You're doing a couple of things wrong.
1. You're not eating enough protein.
In order to gain muscle, bulk up, and gain strength the general recommendation is to eat 1 gram of protein per pound of ideal body weight. This means that if you weigh 130lbs, but you want to put on 20lbs of muscle and weigh 150lbs you need to eat 150gram of protein per day while also being in a calorie surplus. Conversely, if you weigh 200lbs and you want to weigh 150lbs you need to eat 150 grams of protein while also being in a calorie deficit. This isn't exactly true for everyone, people's bodies are different, so some people might need more or less protein, more or less fiber, etc. but this is a good general guideline to start from.
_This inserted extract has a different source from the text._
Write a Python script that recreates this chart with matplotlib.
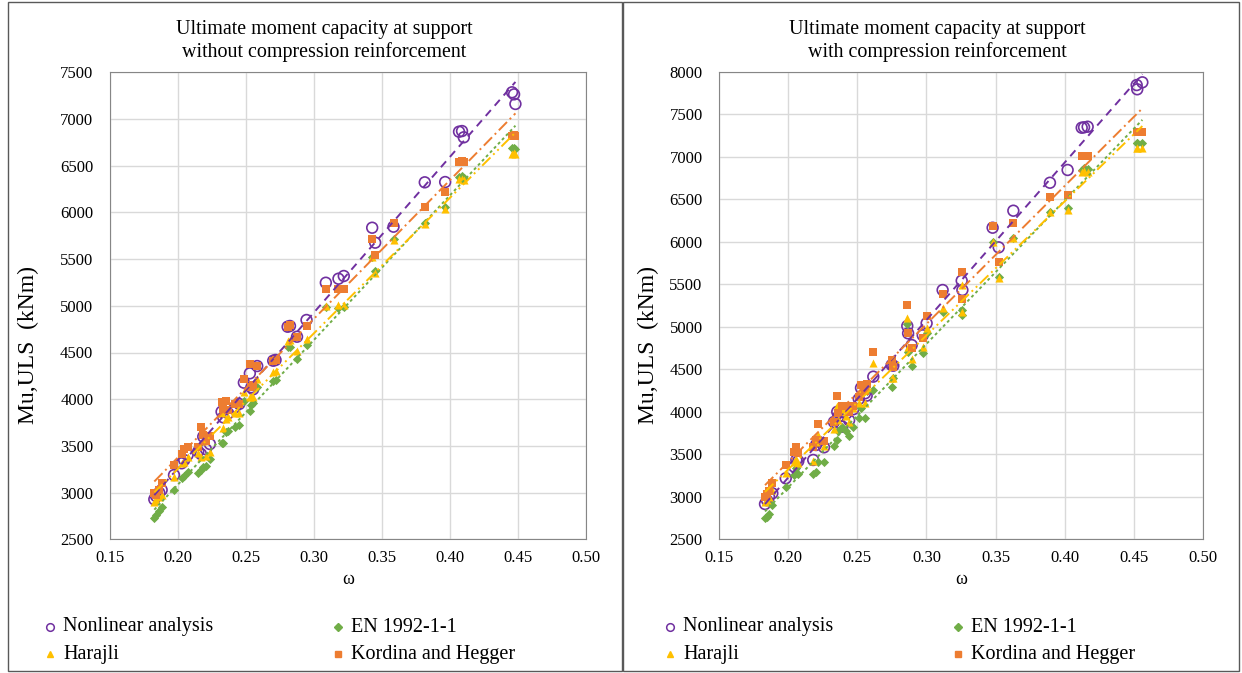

There is one universal truth, you can't build muscle without protein. It doesn't matter how much you work out if your body doesn't have the basic building blocks to build the muscle you want. This is something that I didn't understand for YEARS and then when I changed my diet I made more progress in 6 months than I had in the previous 2 years.
You can also gain muscle while also burning fat. If you structure your diet around a high protein and fiber but a low calorie intake you can do both at the same time.
You're also going to the gym in the morning before you've eaten anything, that's a problem. Working out on an empty stomach means you'll have less energy to put into the workout. At least have something like a protein smoothie before your workout so that your body has some energy to burn.
2. The whole "mid load" thing you're doing is pointless. You won't gain strength unless you're pushing yourself each workout. Doing what you're comfortable with is good for maintenance, not gains. If you want to make gains you need to push your workouts to failure. Can't finish all the reps in a set because the weight is too heavy? GOOD. That means you actually went to failure. Don't have a set number of reps that you feel you HAVE to do per set, because by doing that you're limiting yourself to the weight you KNOW you can hit those reps with.
The number of reps in a set matters less than going to failure. If you can comfortably bench 3 sets of 8 reps then increase your weight. Can only bench 3 sets of 4 now? Good, do that new weight until you can bench 3 sets of 8 at that new number.
I'm a big fan of drop sets because working to failure stimulates growth. You can start with a really high weight, push it to failure in just 2 or 3 reps, then drop the weight, go to failure again in a couple more reps, drop the weight again and go to failure again. In a single set of 8 reps you've stressed your muscles to failure 3 times instead of just once, which stimulates more muscle growth, and you probably started with a higher weight than you otherwise would have because you didn't have to do that weight for all 8 reps, which conditions your body to that weight.